##### GIVEN MATERIAL

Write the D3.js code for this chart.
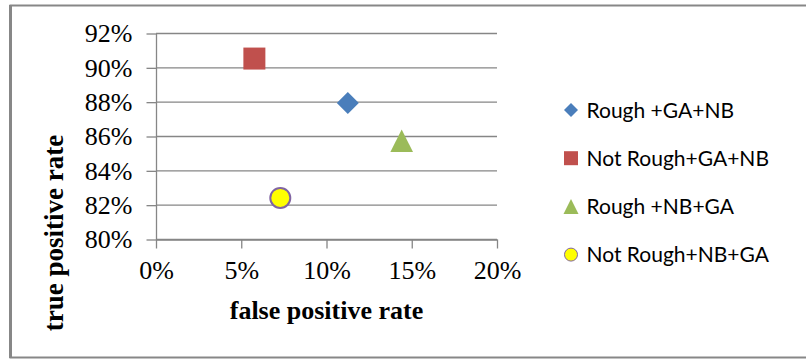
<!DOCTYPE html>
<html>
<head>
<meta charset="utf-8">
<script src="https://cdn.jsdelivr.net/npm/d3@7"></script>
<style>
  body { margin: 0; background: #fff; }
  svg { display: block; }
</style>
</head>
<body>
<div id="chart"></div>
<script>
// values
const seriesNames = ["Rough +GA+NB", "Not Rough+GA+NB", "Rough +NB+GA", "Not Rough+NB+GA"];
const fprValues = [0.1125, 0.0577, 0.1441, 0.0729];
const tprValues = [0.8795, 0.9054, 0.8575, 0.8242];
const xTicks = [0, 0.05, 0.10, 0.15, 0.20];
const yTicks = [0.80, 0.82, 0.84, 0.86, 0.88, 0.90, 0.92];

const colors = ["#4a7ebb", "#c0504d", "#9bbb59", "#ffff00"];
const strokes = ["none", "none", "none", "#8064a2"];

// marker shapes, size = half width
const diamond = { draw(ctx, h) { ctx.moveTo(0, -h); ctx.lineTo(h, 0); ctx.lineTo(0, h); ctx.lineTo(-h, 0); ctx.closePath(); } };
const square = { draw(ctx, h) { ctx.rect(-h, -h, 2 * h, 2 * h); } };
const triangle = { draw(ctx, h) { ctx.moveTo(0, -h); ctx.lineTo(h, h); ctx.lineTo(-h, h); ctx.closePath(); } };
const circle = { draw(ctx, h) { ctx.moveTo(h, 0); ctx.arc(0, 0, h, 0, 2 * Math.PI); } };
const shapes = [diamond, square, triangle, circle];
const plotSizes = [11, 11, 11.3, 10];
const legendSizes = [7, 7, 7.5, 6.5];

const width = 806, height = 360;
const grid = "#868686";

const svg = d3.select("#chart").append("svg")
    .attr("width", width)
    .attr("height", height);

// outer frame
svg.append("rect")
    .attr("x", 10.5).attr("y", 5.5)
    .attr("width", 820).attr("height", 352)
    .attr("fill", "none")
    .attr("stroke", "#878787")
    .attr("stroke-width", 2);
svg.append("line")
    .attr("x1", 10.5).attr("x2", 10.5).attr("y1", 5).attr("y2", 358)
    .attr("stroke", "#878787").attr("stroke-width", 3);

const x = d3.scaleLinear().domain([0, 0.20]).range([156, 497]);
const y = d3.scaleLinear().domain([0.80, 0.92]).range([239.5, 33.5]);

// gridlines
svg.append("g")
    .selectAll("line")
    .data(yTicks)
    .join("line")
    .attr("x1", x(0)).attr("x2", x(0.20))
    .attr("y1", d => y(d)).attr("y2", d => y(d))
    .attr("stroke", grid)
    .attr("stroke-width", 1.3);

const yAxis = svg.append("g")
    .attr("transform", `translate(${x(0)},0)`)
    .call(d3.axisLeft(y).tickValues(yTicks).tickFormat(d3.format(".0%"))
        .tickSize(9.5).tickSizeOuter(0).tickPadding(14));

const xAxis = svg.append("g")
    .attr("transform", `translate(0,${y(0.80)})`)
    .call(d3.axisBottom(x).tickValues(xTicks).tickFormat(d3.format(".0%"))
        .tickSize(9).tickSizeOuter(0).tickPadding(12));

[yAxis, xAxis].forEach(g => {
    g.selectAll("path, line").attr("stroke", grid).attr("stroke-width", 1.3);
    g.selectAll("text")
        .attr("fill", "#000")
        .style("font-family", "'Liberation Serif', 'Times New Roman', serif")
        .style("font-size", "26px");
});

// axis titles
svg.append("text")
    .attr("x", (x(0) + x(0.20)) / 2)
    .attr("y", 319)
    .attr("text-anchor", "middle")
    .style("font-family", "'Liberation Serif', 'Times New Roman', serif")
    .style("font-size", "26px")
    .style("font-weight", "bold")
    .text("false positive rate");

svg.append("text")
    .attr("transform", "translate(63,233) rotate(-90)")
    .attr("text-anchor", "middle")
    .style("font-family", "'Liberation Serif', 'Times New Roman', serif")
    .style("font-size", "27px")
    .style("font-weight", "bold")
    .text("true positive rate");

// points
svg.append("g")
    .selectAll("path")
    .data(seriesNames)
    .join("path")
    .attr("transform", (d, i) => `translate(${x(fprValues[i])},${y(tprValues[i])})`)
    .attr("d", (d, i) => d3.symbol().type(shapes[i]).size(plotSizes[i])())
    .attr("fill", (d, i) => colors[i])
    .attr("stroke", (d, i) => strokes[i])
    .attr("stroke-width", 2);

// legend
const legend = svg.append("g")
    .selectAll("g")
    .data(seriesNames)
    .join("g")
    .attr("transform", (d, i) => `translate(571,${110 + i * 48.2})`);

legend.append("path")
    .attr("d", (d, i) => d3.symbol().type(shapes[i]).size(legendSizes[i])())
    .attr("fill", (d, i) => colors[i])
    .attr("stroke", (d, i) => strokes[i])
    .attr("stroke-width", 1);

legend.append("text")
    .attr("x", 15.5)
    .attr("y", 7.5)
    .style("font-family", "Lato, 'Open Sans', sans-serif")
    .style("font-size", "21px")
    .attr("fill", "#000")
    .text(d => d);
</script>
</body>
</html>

##########

YOUR OBJECTIVE:
Reproduce the listing exactly. Leave its pictures out.

RESULT OF THIS TASK:
Write the D3.js code for this chart.
<!DOCTYPE html>
<html>
<head>
<meta charset="utf-8">
<script src="https://cdn.jsdelivr.net/npm/d3@7"></script>
<style>
  body { margin: 0; background: #fff; }
  svg { display: block; }
</style>
</head>
<body>
<div id="chart"></div>
<script>
// values
const seriesNames = ["Rough +GA+NB", "Not Rough+GA+NB", "Rough +NB+GA", "Not Rough+NB+GA"];
const fprValues = [0.1125, 0.0577, 0.1441, 0.0729];
const tprValues = [0.8795, 0.9054, 0.8575, 0.8242];
const xTicks = [0, 0.05, 0.10, 0.15, 0.20];
const yTicks = [0.80, 0.82, 0.84, 0.86, 0.88, 0.90, 0.92];

const colors = ["#4a7ebb", "#c0504d", "#9bbb59", "#ffff00"];
const strokes = ["none", "none", "none", "#8064a2"];

// marker shapes, size = half width
const diamond = { draw(ctx, h) { ctx.moveTo(0, -h); ctx.lineTo(h, 0); ctx.lineTo(0, h); ctx.lineTo(-h, 0); ctx.closePath(); } };
const square = { draw(ctx, h) { ctx.rect(-h, -h, 2 * h, 2 * h); } };
const triangle = { draw(ctx, h) { ctx.moveTo(0, -h); ctx.lineTo(h, h); ctx.lineTo(-h, h); ctx.closePath(); } };
const circle = { draw(ctx, h) { ctx.moveTo(h, 0); ctx.arc(0, 0, h, 0, 2 * Math.PI); } };
const shapes = [diamond, square, triangle, circle];
const plotSizes = [11, 11, 11.3, 10];
const legendSizes = [7, 7, 7.5, 6.5];

const width = 806, height = 360;
const grid = "#868686";

const svg = d3.select("#chart").append("svg")
    .attr("width", width)
    .attr("height", height);

// outer frame
svg.append("rect")
    .attr("x", 10.5).attr("y", 5.5)
    .attr("width", 820).attr("height", 352)
    .attr("fill", "none")
    .attr("stroke", "#878787")
    .attr("stroke-width", 2);
svg.append("line")
    .attr("x1", 10.5).attr("x2", 10.5).attr("y1", 5).attr("y2", 358)
    .attr("stroke", "#878787").attr("stroke-width", 3);

const x = d3.scaleLinear().domain([0, 0.20]).range([156, 497]);
const y = d3.scaleLinear().domain([0.80, 0.92]).range([239.5, 33.5]);

// gridlines
svg.append("g")
    .selectAll("line")
    .data(yTicks)
    .join("line")
    .attr("x1", x(0)).attr("x2", x(0.20))
    .attr("y1", d => y(d)).attr("y2", d => y(d))
    .attr("stroke", grid)
    .attr("stroke-width", 1.3);

const yAxis = svg.append("g")
    .attr("transform", `translate(${x(0)},0)`)
    .call(d3.axisLeft(y).tickValues(yTicks).tickFormat(d3.format(".0%"))
        .tickSize(9.5).tickSizeOuter(0).tickPadding(14));

const xAxis = svg.append("g")
    .attr("transform", `translate(0,${y(0.80)})`)
    .call(d3.axisBottom(x).tickValues(xTicks).tickFormat(d3.format(".0%"))
        .tickSize(9).tickSizeOuter(0).tickPadding(12));

[yAxis, xAxis].forEach(g => {
    g.selectAll("path, line").attr("stroke", grid).attr("stroke-width", 1.3);
    g.selectAll("text")
        .attr("fill", "#000")
        .style("font-family", "'Liberation Serif', 'Times New Roman', serif")
        .style("font-size", "26px");
});

// axis titles
svg.append("text")
    .attr("x", (x(0) + x(0.20)) / 2)
    .attr("y", 319)
    .attr("text-anchor", "middle")
    .style("font-family", "'Liberation Serif', 'Times New Roman', serif")
    .style("font-size", "26px")
    .style("font-weight", "bold")
    .text("false positive rate");

svg.append("text")
    .attr("transform", "translate(63,233) rotate(-90)")
    .attr("text-anchor", "middle")
    .style("font-family", "'Liberation Serif', 'Times New Roman', serif")
    .style("font-size", "27px")
    .style("font-weight", "bold")
    .text("true positive rate");

// points
svg.append("g")
    .selectAll("path")
    .data(seriesNames)
    .join("path")
    .attr("transform", (d, i) => `translate(${x(fprValues[i])},${y(tprValues[i])})`)
    .attr("d", (d, i) => d3.symbol().type(shapes[i]).size(plotSizes[i])())
    .attr("fill", (d, i) => colors[i])
    .attr("stroke", (d, i) => strokes[i])
    .attr("stroke-width", 2);

// legend
const legend = svg.append("g")
    .selectAll("g")
    .data(seriesNames)
    .join("g")
    .attr("transform", (d, i) => `translate(571,${110 + i * 48.2})`);

legend.append("path")
    .attr("d", (d, i) => d3.symbol().type(shapes[i]).size(legendSizes[i])())
    .attr("fill", (d, i) => colors[i])
    .attr("stroke", (d, i) => strokes[i])
    .attr("stroke-width", 1);

legend.append("text")
    .attr("x", 15.5)
    .attr("y", 7.5)
    .style("font-family", "Lato, 'Open Sans', sans-serif")
    .style("font-size", "21px")
    .attr("fill", "#000")
    .text(d => d);
</script>
</body>
</html>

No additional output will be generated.